# How do you find the center and radius of the circle (x-2)^2+(y+1)^2=2?

May 29, 2016

The center is $\left(2 , - 1\right)$ and the radius is $\sqrt{2}$.

#### Explanation:

The circle are all the points with a fixed distance from the center. The distance is the radius.
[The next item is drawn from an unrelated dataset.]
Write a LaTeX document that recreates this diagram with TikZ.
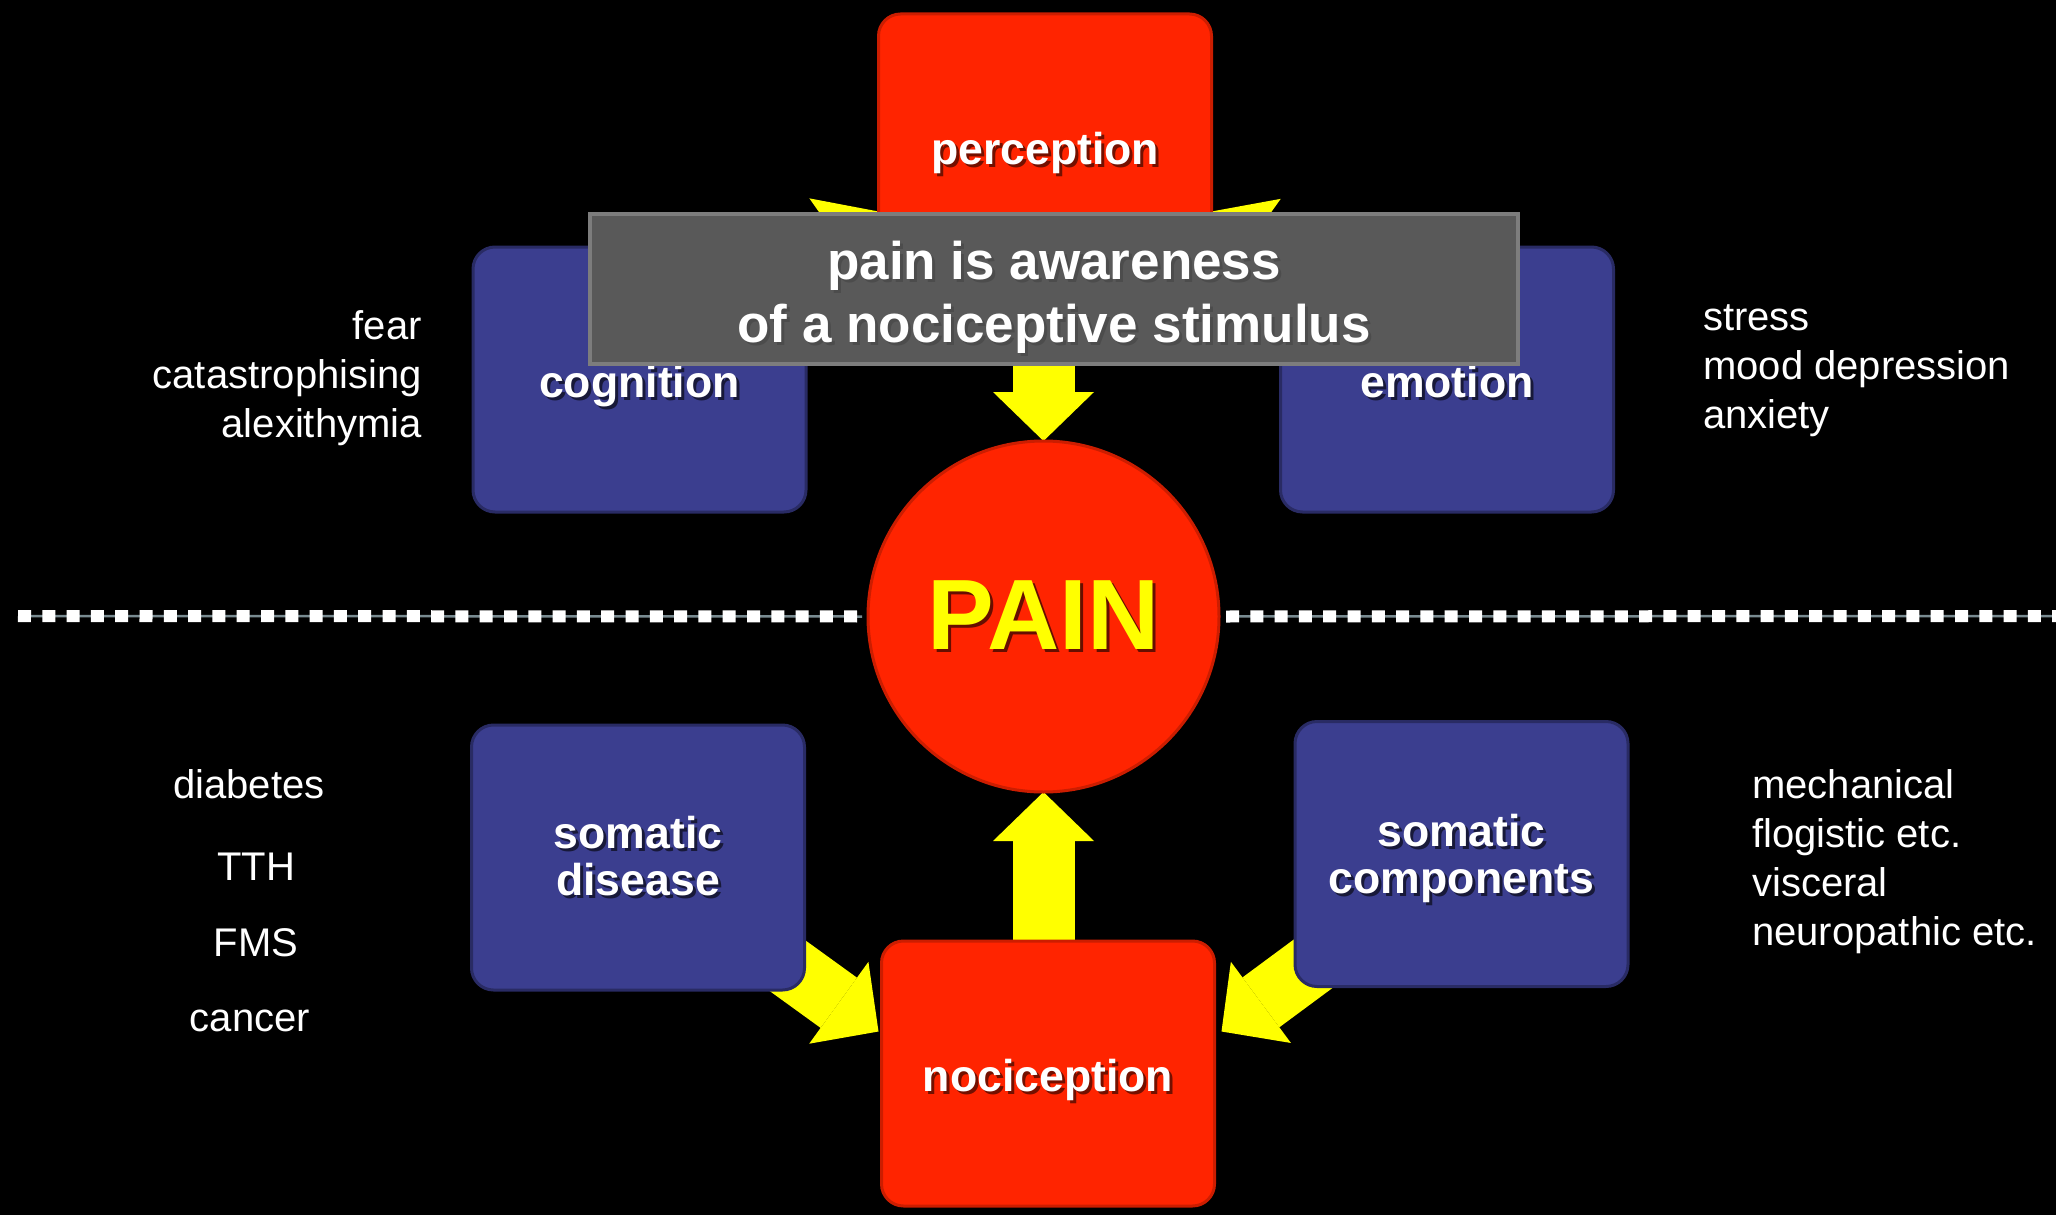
\documentclass[tikz,border=0pt]{standalone}
\usepackage{fontspec}
\setmainfont{Liberation Sans}
\usetikzlibrary{arrows.meta,calc}

\definecolor{painred}{RGB}{255,36,0}
\definecolor{painblue}{RGB}{59,62,143}
\definecolor{bargray}{RGB}{89,89,89}
\definecolor{baredge}{RGB}{125,125,125}
\definecolor{arrowyellow}{RGB}{255,255,0}
\definecolor{dashgray}{RGB}{120,138,144}

\pgfdeclarelayer{bg}
\pgfdeclarelayer{arrowlayer}
\pgfsetlayers{bg,arrowlayer,main}

\newcommand\txtshadow[2][black!70]{\makebox[0pt][l]{\hspace{3pt}\raisebox{-3pt}{\textcolor{#1}{#2}}}#2}

\tikzset{
  redbox/.style={rectangle, rounded corners=22pt, fill=painred, draw=painred!80!black, line width=3pt,
    minimum width=333pt, minimum height=265pt, inner sep=0pt, outer sep=0pt,
    text=white, align=center, font=\fontsize{44.6}{47}\selectfont\bfseries},
  bluebox/.style={redbox, fill=painblue, draw=painblue!70!black},
  oneline/.style={text height=36.6pt, text depth=0pt},
  painball/.style={circle, fill=painred, draw=painred!80!black, line width=3pt, minimum size=351pt,
    inner sep=0pt, outer sep=0pt, text=arrowyellow, font=\fontsize{100}{100}\selectfont\bfseries},
  bigbar/.style={rectangle, fill=bargray, draw=baredge, line width=4pt, minimum width=928pt,
    minimum height=150pt, inner sep=0pt, outer sep=0pt, text=white, align=center,
    font=\fontsize{53}{63}\selectfont\bfseries},
  sidetext/.style={text=white, inner sep=0pt, font=\fontsize{40}{49}\selectfont},
  bigarrow/.style={draw=arrowyellow, line width=62pt, -{Triangle[length=49pt, width=101pt, line width=0pt]}},
  divider/.style={draw=white, line width=12pt, dash pattern=on 13pt off 11.3pt,
    preaction={draw=dashgray, solid, line width=2.5pt}}
}

\begin{document}
\begin{tikzpicture}[x=1pt,y=-1pt]
    \useasboundingbox (0,0) rectangle (2056,1215);
    \begin{pgfonlayer}{bg}
        \fill[black] (0,0) rectangle (2056,1215);
    \end{pgfonlayer}

    \node[redbox, oneline] (perception) at (1045,146.5) {\txtshadow[painred!45!black]{perception}};
    \node[bluebox, oneline] (cognition) at (639.5,379.5) {\txtshadow[painblue!40!black]{cognition}};
    \node[bluebox, oneline] (emotion) at (1447,379.5) {\txtshadow[painblue!40!black]{emotion}};
    \node[bluebox] (disease) at (638,857.5) {\txtshadow[painblue!40!black]{somatic}\\\txtshadow[painblue!40!black]{disease}};
    \node[bluebox] (components) at (1461.5,854) {\txtshadow[painblue!40!black]{somatic}\\\raisebox{0pt}[\height][0pt]{\txtshadow[painblue!40!black]{components}}};
    \node[redbox, oneline] (noci) at (1048,1073.5) {\txtshadow[painred!45!black]{nociception}};
    \node[painball] (pain) at (1043.5,616.5) {\txtshadow[painred!40!black]{PAIN}};
    \node[bigbar] (bar) at (1054,289) {\rule{0pt}{58pt}\txtshadow{pain is awareness}\\\txtshadow{of a nociceptive stimulus}};

    \begin{pgfonlayer}{arrowlayer}
        \draw[bigarrow] (cognition.center) -- ($(perception.west)+(0,65)$);
        \draw[bigarrow] (emotion.center) -- ($(perception.east)+(0,65)$);
        \draw[bigarrow] (pain.north |- bar.center) -- (pain.north);
        \draw[bigarrow] (pain.south |- noci.center) -- (pain.south);
        \draw[bigarrow] (disease.center) -- ($(noci.west)+(-3,-42)$);
        \draw[bigarrow] (components.center) -- ($(noci.east)+(7,-42)$);
    \end{pgfonlayer}

    \coordinate (divleft) at (18,616);
    \coordinate (divright) at (2056,616);
    \draw[divider, shorten >=6pt] (divleft) -- (pain.west);
    \draw[divider, shorten <=7pt] (pain.east) -- (divright);

    \node[sidetext, align=right, anchor=east] (cogtext) at (422,378) {fear\\catastrophising\\alexithymia};
    \node[sidetext, align=left, anchor=west] (emotext) at (1703,371) {stress\\mood depression\\anxiety};
    \node[sidetext] (diabetes) at (249,784) {diabetes};
    \node[sidetext] (tth) at (256,867) {TTH};
    \node[sidetext] (fms) at (256,943) {FMS};
    \node[sidetext] (cancer) at (250,1021) {cancer};
    \node[sidetext, align=left, anchor=west] (comptext) at (1752,862) {mechanical\\flogistic etc.\\visceral\\neuropathic etc.};
\end{tikzpicture}
\end{document}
If a point has coordinates $\left(x , y\right)$ and the center $\left({c}_{x} , {c}_{y}\right)$ the distance between the point and the center is given by the Pitagora's theorem

$\sqrt{{\left(x - {c}_{x}\right)}^{2} + {\left(y - {c}_{y}\right)}^{2}}$

and this distance has to be equal to the radius

$\sqrt{{\left(x - {c}_{x}\right)}^{2} + {\left(y - {c}_{y}\right)}^{2}} = r$

In your case you do not have the square root, so you are doing the square in both sides

${\left(x - {c}_{x}\right)}^{2} + {\left(y - {c}_{y}\right)}^{2} = {r}^{2}$.

It is enough now to compare this equation with your equation to see that

${c}_{x} = 2$, ${c}_{y} = - 1$ and ${r}^{2} = 2$.

So the center has coordinates $\left(2 , - 1\right)$ and the radius is $\sqrt{2}$.